Fandango asks us a “tricky” question each week. Find this week’s here
If you could have a second chance at just one event in your life, what would you choose? What would you do differently? How do you think your life would be different now?
I have a few things that come to mind, of course. I think the one thing that stands out most about my adult life is moving when my kids were little. When Lindsay was born we had bought a house down near the water. We were about 6 blocks from the beach. We had a small-ish yard but bigger than most around us. My husband at the time didn’t get along with the neighbors. Mostly he didn’t get along them because they were really arrogant. They acted like they were better than us. Anyhow, I wanted to move. I didn’t know what we had.
I don’t regret completely moving. I regret it because my kids always wanted to have stayed. I regret it because I wanted to live near the water. I also wonder how my life, and my kids lives, could have been different. Would my son not have been bullied? Would my daughter have had more confidence because she felt like she was liked by her peers? The reason I don’t regret it is for one of my very best friends I had in my other home. I have so many reasons I could say about it now….now that I am a bit older and a bit wiser.

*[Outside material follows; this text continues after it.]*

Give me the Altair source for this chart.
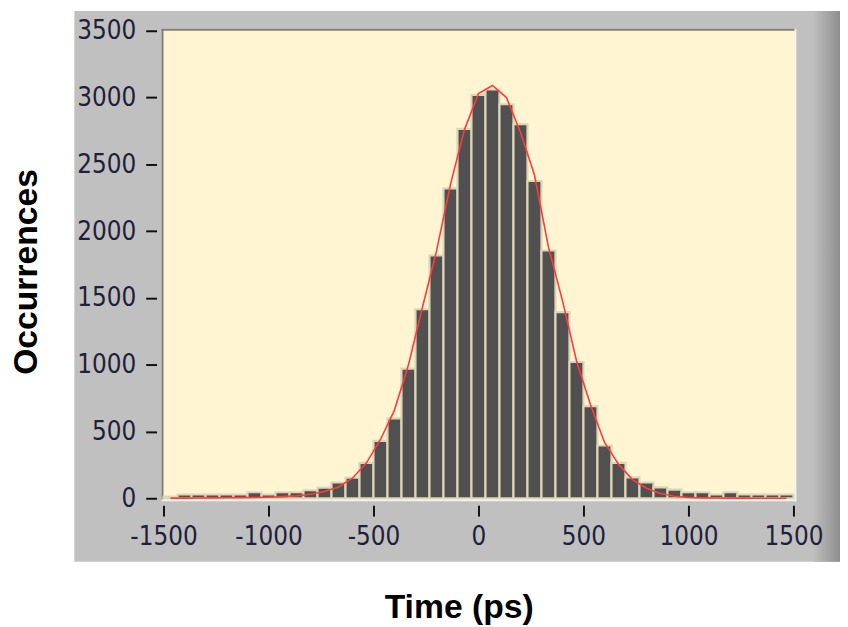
import altair as alt
import numpy as np
import pandas as pd

# ---- data ----
x_min, x_max = -1500, 1500
counts = [12, 28, 28, 28, 28, 28, 45, 28, 45, 45, 60, 80, 118, 155, 265, 430, 598,
          970, 1415, 1818, 2320, 2765, 3020, 3060, 2950, 2800, 2375, 1855, 1393, 1020,
          690, 395, 265, 157, 118, 82, 65, 45, 45, 28, 45, 28, 28, 28, 28]
fit = [1, 1, 2, 3, 4, 5, 6, 8, 12, 18, 30, 50, 85, 150, 265, 440, 660,
       1000, 1430, 1850, 2350, 2760, 3030, 3090, 3000, 2740, 2420, 1880, 1480, 1030,
       700, 420, 255, 140, 75, 35, 15, 6, 3, 2, 1, 1, 0, 0, 0]
x_ticks = [-1500, -1000, -500, 0, 500, 1000, 1500]
y_ticks = [0, 500, 1000, 1500, 2000, 2500, 3000, 3500]

n = len(counts)
edges = np.linspace(x_min, x_max, n + 1)
df = pd.DataFrame({
    "lo": edges[:-1],
    "hi": edges[1:],
    "mid": (edges[:-1] + edges[1:]) / 2,
    "count": counts,
    "fit": fit,
})
one = pd.DataFrame({"k": [0]})

W, H = 636, 472
label_font = "DejaVu Sans Condensed"
title_font = "Liberation Sans"

xs = alt.Scale(domain=[x_min, x_max], nice=False)
ys = alt.Scale(domain=[0, 3500], nice=False)

common = dict(labelExpr="'' + datum.value", domain=False, grid=False, tickSize=11,
              tickWidth=2, tickColor="#111111", offset=7, labelFont=label_font,
              labelFontSize=26, labelColor="#20203a", labelFlush=False,
              labelOverlap=False, titleFont=title_font, titleFontSize=34,
              titleFontWeight="bold", titleColor="#000000", titleAlign="center",
              zindex=1)
xaxis = alt.Axis(values=x_ticks, title="Time (ps)", titleX=298, titleY=113,
                 titleBaseline="alphabetic", labelPadding=8, **common)
yaxis = alt.Axis(values=y_ticks, title="Occurrences", titleX=-131, titleY=243,
                 titleAngle=270, titleBaseline="middle", labelPadding=10, **common)

panel = alt.Chart(one).mark_rect(color="#c0c0c0").encode(
    x=alt.value(-90), x2=alt.value(683), y=alt.value(-20), y2=alt.value(536))
shade = alt.Chart(one).mark_rect(
    color=alt.LinearGradient(gradient="linear", x1=0, x2=1, y1=0, y2=0,
                             stops=[alt.GradientStop(color="#c0c0c0", offset=0),
                                    alt.GradientStop(color="#8e8e8e", offset=1)])
).encode(x=alt.value(655), x2=alt.value(683), y=alt.value(-20), y2=alt.value(536))
plotbg = alt.Chart(one).mark_rect(color="#fff5d2").encode(
    x=alt.value(-2), x2=alt.value(638), y=alt.value(-2), y2=alt.value(474))
frame_top = alt.Chart(one).mark_rule(color="#7c7c7c", strokeWidth=2).encode(
    x=alt.value(-2), x2=alt.value(638), y=alt.value(-1))
frame_left = alt.Chart(one).mark_rule(color="#7c7c7c", strokeWidth=2).encode(
    x=alt.value(-1), y=alt.value(-2), y2=alt.value(474))
frame_right = alt.Chart(one).mark_rule(color="#f2f2ee", strokeWidth=2).encode(
    x=alt.value(638), y=alt.value(-2), y2=alt.value(475))
frame_bottom = alt.Chart(one).mark_rule(color="#f2f2ee", strokeWidth=2).encode(
    x=alt.value(-2), x2=alt.value(639), y=alt.value(474))

bars = alt.Chart(df).mark_bar(color="#505050", stroke="#ddd5b4", strokeWidth=2.2).encode(
    x=alt.X("lo:Q", scale=xs, axis=xaxis),
    x2="hi:Q",
    y=alt.Y("count:Q", scale=ys, axis=yaxis),
    y2=alt.datum(0),
)
line = alt.Chart(df).mark_line(color="#ff3b3b", strokeWidth=1.6).encode(
    x=alt.X("mid:Q", scale=xs),
    y=alt.Y("fit:Q", scale=ys),
)

chart = alt.layer(panel, shade, plotbg, frame_top, frame_left, frame_right, frame_bottom,
                  bars, line).properties(
    width=W, height=H,
    padding={"left": 157, "top": 20, "right": 47, "bottom": 127},
    autosize=alt.AutoSizeParams(type="none"),
    background="white",
).configure_view(stroke=None)

chart.save("out.html", embed_options={"renderer": "svg", "actions": False})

It makes me sad to have regrets. I have to remember that nothing can be changed from the past. Only good decisions can be made moving forward. I have to say that although I have had many changes, good and bad, I do love my home now and look forward to staying in it forever.
Do you think, given everything that is going on in the world, that children born these days will have a worse or better life than their parents? Why do you feel that way?
I don’t think the world’s activity has an effect on “worse or better” in a general way. It is what they are born into and know. I can’t say that my life is better than life in the 40’s because I didn’t live in that time. Are there horrible things that mark each era? Yes. But unless you pinpoint a certain group of people during a devastating time, isn’t each day a new day?
I am not saying that horrible things happen and it doesn’t matter. All of my relatives on my mother’s side went to concentration camps. Would the world have been better for me if that hadn’t happened and they were still living during that awful time? Of course, that situation was horrible and it made the world a center of ugliness and hatred, but who is to say that life was definitely worse.
I think each generation is going to have its own problems, its own agenda, its own heartache….but also its own happiness and peace.
I don’t know if I would say “stable” but I am a planner. I do like to know what I am doing and when. I do love some spontaneous things but not when I am doing something that I have scheduled! I would automatically think it is a control thing, why I like everything planned, but some of it is my PTSD. I don’t like the unexpected bad things which makes me leary of unexpected anythings!
I think I give people the impression that I am personable and friendly. For whatever reason, I always think that people don’t think I am a smart person, even though I am very smart. I find it in my head that I have to not worry about that and see that it is probably some weird perception of mine, but it does go through my head when I think about, when I first meet a person.